Pennebaker mused on why documentaries are important to celebrities and others, too. “What docs are trying to do is to figure out how something happens, so we can say, ‘I understand.’ ”
“I would carry that further,” Maysles responded, “Through the understanding, we learn to love one another. I often think back to an image from my youth. In the 30’s when this was more common, my father took the strap to me. It wasn’t too hard and I didn’t feel it much, but later I walked by his room and his head was against the wall. He was crying. I want to film scenes like that: powerful manifestations of love.” He then stated what was my favorite line of the evening: “Documentaries are entertainment of a higher sort; not diversion but engagement. We’re not trying to move you away from life, but closer to it.”
O’Donnell agreed: “There’s a moment in every doc where you recognize the commonality of the human spirit, whether it’s through a female suicide bomber in the Middle East or a homeless kid in Florida. These are the images that haunt me and stay with me and remind me to go forward.”
Pennebaker’s filmmaking partner, Chris Hegedus, put it simply: “Documentaries are a history of our time.” (Later in the conversation, Pennebaker called meeting Hegedus “the high point of my career.”)
Although the panelists were amicable and clearly had respect for one another, an interesting debate was waged in response to an audience question on the style and tactics of filmmaker Michael Moore. Maysles felt that Moore would be, “so much better off if he were more open-minded in his approach, if he let the story unfold instead of going in and imposing his opinion on people.”
“But you’re a purist!” Nevins quipped.
Pelosi felt that, “No one will ever be able to make an honest political doc again in part because Michael Moore made them suspicious.”

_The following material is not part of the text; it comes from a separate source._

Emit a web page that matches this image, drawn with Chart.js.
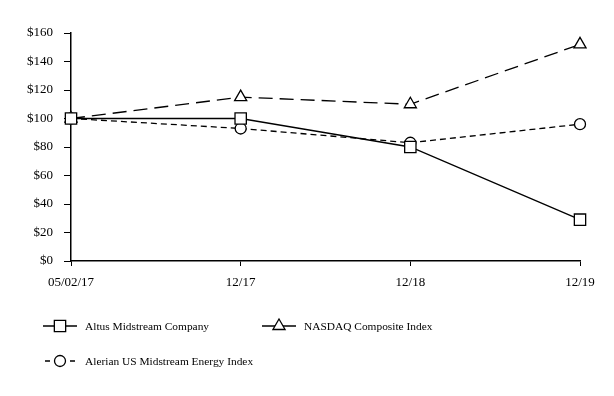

Pennebaker was in a different camp. “I love what Moore has done because it is so hard: He wants to tell people what’s wrong with the country he loves. It’s harder than what I do.”
Maysles responded, “But I don’t know if you’d feel that way if you spoke to some of the people who he filmed disingenuously.”
O’Donnell pointed out that there are plenty of political films that are not about politicians. Pelosi agreed: “There are BIG questions, and that’s what we try to address in our films.”
One thing all of the filmmakers agreed on are the joys of making their work, and their eagerness to keep telling stories despite the many inherent challenges in terms of securing funding and distribution and finding an audience. As Maysles put it, “I’ve been at it for 50 years, and I could have made 50 films instead of 10 or 20, if we had more funding.”
Of these challenges, Pennebaker said, “It’s like being in the castle with 1,000 doors and you only have one key.” However, he added, “Wiley filmmakers will always find a way.”